Bar chart showing 6 types of home modifications for people with disability, whose dwelling has been modified because of condition or age, who are aged under 65 years, 65+ years and all ages. The reader can select to display the chart by disability status. The chart shows people with severe or profound disability aged under 65 years are less likely (47%) to require handrails or grab rails for their homes than those aged 65 years and over (73%).

Whether a person with disability has their home modified, as well as types of modifications, varies by age and level of disability (Figure NEEDS.1). For example:

  • older people (aged 65 and over) with disability, and those with severe or profound disability, are the most likely to have their home modified
  • while handrails and grab rails are the most common adjustment for all age groups, this modification is more common among older people
  • some modifications (such as structural changes) are more often made for younger people (aged under 65) than for older people (aged 65 and over).

Need to move house

One in 12 people with disability (8.6%) have moved house because of their condition or age (Figure NEEDS.2). People with severe or profound disability (15%) are more than twice as likely as people with other disability (5.8%) to have done so.

Almost 1 in 4 (23%) people with disability, who had to move, have moved more than once because of their condition or age (Figure NEEDS.2). Younger people (aged under 65) with disability (32%) are more likely than older people (aged 65 and over) with disability (11%) to have done so (ABS 2019).

Figure NEEDS.2: Moving house due to condition or age for people with disability, and if they moved more than once, by disability status and age group, 2018

Stacked column chart showing whether people with disability had to move house because of their condition or age, for people aged under 65 years, 65+ years and all ages. The reader can select to display the chart by disability status. The chart shows people with severe or profound disability are more likely (15%) to have to move house than those with other disability (5.8%).


Needs in social housing

Proximity to services

Being able to access other services, such as medical centres or public transport, is important. Compared with other social housing households, those that have at least 1 person with disability are less likely to live where their needs to nominated services and facilities are met. Of those that rated access to these services as important:

  • 90% said their location meets their needs for access to shops and banking, compared with 94% that do not have a person with disability
  • 88% for public transport, compared with 94%
  • 89% for parks and recreational facilities, compared with 94%
  • 90% for emergency services, medical services and hospitals, compared with 95%
  • 87% for child-care facilities, compared with 90%
  • 88% for education and training facilities, compared with 92%
  • 84% for employment and place of work, compared with 89%
  • 83% for community and support services, compared with 92%
  • 87% for family and friends, compared with 90% (AIHW 2019).
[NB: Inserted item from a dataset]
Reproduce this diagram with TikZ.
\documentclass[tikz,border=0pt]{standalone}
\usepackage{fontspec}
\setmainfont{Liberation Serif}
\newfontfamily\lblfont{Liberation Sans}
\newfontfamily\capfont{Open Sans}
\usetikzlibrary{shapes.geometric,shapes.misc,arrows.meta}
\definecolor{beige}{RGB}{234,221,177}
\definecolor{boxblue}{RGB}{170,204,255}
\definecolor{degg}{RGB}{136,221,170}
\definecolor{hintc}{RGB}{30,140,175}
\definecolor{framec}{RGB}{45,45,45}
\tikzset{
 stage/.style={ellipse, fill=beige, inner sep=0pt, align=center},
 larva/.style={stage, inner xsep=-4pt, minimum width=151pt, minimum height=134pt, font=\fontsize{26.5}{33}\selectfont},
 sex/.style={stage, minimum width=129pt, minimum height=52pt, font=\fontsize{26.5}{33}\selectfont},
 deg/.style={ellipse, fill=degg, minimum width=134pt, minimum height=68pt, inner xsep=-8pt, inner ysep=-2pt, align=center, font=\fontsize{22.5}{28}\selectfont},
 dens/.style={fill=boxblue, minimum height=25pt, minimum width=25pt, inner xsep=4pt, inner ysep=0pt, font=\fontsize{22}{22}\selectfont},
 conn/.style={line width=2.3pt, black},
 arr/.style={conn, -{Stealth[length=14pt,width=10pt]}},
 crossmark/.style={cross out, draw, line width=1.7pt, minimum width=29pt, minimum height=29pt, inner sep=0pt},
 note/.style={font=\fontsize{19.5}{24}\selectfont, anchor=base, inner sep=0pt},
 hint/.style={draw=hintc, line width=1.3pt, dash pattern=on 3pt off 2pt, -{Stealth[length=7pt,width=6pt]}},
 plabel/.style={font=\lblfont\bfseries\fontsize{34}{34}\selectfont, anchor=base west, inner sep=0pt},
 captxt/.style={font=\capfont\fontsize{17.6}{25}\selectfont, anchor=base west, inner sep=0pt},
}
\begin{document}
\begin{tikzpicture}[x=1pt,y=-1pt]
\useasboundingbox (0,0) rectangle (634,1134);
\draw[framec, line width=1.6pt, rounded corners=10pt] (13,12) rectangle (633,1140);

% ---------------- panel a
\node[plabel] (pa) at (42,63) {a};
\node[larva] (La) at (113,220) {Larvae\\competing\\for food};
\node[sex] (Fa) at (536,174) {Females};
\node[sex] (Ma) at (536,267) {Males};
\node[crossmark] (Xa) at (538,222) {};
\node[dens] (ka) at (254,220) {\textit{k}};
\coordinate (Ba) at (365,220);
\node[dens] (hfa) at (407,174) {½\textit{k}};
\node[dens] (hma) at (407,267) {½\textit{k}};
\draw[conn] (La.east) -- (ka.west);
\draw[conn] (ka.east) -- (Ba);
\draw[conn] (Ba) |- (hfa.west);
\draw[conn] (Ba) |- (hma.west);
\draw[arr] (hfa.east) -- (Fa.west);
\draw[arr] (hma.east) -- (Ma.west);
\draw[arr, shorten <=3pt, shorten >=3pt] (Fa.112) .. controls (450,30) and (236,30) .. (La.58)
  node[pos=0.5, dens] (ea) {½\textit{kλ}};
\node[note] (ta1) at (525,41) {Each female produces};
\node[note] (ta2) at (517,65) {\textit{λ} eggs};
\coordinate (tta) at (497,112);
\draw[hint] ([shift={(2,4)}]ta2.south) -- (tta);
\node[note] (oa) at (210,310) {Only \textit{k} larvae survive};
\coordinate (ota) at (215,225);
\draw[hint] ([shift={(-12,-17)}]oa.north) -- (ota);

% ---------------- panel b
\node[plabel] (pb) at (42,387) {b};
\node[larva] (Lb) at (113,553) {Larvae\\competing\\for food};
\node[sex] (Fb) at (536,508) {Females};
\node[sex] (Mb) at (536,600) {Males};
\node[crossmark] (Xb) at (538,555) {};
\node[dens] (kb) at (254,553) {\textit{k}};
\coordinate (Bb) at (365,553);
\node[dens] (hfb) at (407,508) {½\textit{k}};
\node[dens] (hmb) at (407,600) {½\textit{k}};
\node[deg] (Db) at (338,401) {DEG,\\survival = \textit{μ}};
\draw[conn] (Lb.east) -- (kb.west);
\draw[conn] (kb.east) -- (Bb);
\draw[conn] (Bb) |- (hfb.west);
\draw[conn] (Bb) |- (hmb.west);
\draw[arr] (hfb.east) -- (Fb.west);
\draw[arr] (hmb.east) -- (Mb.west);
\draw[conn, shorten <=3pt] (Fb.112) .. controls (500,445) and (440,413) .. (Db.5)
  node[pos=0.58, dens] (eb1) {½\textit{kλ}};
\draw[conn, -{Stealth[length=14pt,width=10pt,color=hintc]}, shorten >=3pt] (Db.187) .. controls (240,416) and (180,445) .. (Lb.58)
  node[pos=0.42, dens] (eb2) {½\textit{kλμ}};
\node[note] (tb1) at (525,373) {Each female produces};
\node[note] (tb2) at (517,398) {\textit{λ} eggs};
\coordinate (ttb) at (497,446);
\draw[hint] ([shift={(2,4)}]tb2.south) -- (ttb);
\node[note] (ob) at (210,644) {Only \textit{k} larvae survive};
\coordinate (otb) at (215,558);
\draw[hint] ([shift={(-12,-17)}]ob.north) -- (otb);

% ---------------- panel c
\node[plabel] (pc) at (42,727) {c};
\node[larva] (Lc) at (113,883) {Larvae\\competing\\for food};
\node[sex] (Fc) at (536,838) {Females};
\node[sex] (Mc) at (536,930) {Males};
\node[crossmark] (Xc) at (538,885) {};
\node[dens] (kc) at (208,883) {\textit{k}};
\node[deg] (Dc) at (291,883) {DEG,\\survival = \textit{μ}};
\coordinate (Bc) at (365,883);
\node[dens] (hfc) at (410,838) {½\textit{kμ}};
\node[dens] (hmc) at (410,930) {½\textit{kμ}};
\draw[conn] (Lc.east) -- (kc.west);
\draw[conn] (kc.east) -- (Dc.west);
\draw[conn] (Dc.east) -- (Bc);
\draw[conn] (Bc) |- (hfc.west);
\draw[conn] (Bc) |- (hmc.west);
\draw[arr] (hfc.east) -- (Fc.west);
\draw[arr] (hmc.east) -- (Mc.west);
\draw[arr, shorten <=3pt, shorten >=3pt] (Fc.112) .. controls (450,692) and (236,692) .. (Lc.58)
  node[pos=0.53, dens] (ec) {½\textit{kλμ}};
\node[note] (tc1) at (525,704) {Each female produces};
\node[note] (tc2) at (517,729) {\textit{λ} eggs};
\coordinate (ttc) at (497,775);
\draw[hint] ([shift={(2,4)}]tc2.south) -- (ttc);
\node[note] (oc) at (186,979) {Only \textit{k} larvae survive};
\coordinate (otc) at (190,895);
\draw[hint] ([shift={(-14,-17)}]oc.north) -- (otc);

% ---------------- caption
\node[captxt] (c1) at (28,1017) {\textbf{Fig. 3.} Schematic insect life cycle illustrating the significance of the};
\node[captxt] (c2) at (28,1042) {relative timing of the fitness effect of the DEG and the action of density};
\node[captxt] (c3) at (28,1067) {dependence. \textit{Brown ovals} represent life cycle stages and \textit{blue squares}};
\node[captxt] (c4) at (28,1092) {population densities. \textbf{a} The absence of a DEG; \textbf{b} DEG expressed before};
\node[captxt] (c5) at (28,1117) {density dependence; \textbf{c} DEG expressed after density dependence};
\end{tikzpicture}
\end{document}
National Social Housing Survey

Data on this page are sourced from the 2018 National Social Housing Survey (NSHS). The NSHS is a biennial survey of social housing tenants. It complements administrative data collected by social housing providers and includes information on tenants and their social housing experiences.

Participants are randomly sampled from social housing programs—public housing, state owned and managed Indigenous housing, community housing and Indigenous Community Housing.

Households that have at least 1 person with disability are those in which at least 1 member always or sometimes needs assistance with self-care activities, body movement activities or communication, and the reason they need assistance is ‘long-term health condition lasting 6 months or more’ or ‘disability’.

Other needs

Of social housing households that rated these services as important, those that have at least 1 person with disability are less likely to say that their needs are met for:

  • modifications for special needs (73% compared with 83% when rated as important)
  • ease of access and entry (85% compared with 93%)
  • safety and security, whether at home (79% compared with 85%) or in the neighbourhood (73% compared with 81%)
  • thermal comfort (in the heat or cold) (57% compared 65%) (AIHW 2019).